Students were also required to attend one weekly three-hour block of meetings at a ward of The Church of Jesus Christ of Latter-day Saints and listen to two General Conference sessions. Several wondered why there were not more women and minorities on the stand during the conferences, why the women's sermons seemed less substantive than the men's and if negative votes were missed when the congregants "voted" on (sustained, in Mormon parlance) church leaders.

Although the class made no LDS converts, proselytizing was not its goal — understanding was and, on that score, everyone benefited.

"Engaging with my students in serious discussions of belief has also expanded and deepened my own faith," Rees said in an email. "For example, I wasn't aware of how out-of-date some of my perceptions of Catholicism were.
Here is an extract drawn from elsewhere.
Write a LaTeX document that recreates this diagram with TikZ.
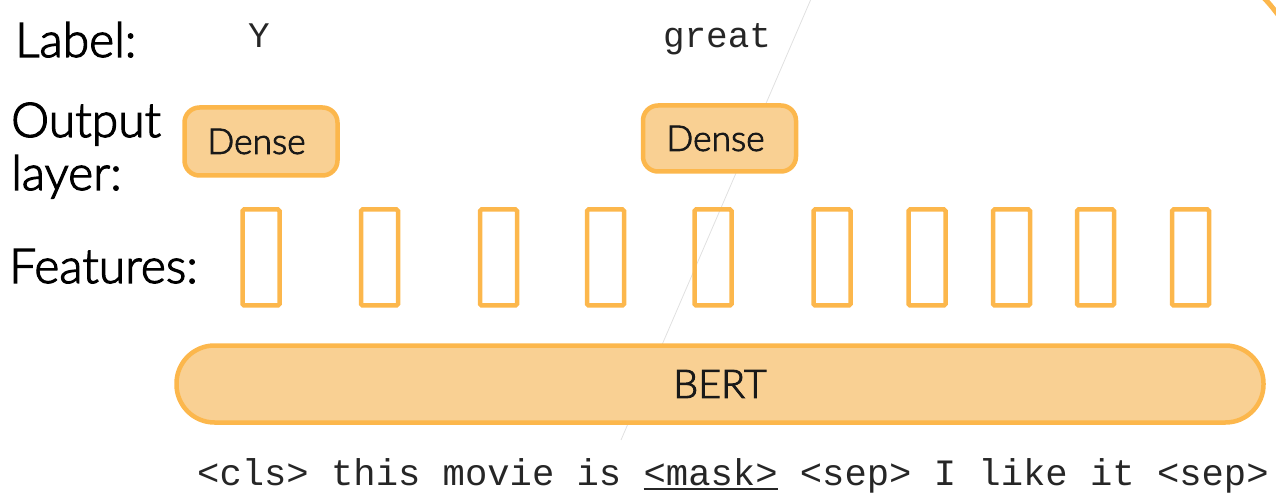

My students gave me articles and books to read that helped me understand the broader dimensions of their faith."

The students' views of Mormonism enlarged as well.

Tompkins-Bischel, for one, discovered that she did not have to believe in the authenticity or historicity of LDS scriptures in order to appreciate them.

At first reading, her mind chanted "heresy, heresy, heresy," she wrote, but eventually she let it go, recognizing that all traditions have "bizarre aspects they try to pass off as 'truth.' ... Yahweh himself and through his prophets 'said' some pretty wacky things, too, and Christians find a way to live with those without doubting the entirety of the Bible."

She came to see that Mormons believe, as she does, that the fundamental message of Jesus is to love and serve one another and discovered that LDS scriptures are, in fact, "astonishingly compassionate and 'liberal' in the sense that the writers wanted desperately for their brethren and their descendants to forgo wealth in order to care for one another."

The class, Tompkins-Bischel concluded, brought together the "most unlikely neighbors" and helped them forge a bond of respect.

Rees saw his GTU teaching experience as a fulfillment of the late LDS President Gordon B. Hinckley's call for greater understanding and cooperation with other faiths.

"It was one of the most hopeful experiences of my academic and spiritual life," Rees said. "I can imagine Joseph Smith looking down from heaven with approval and even joy."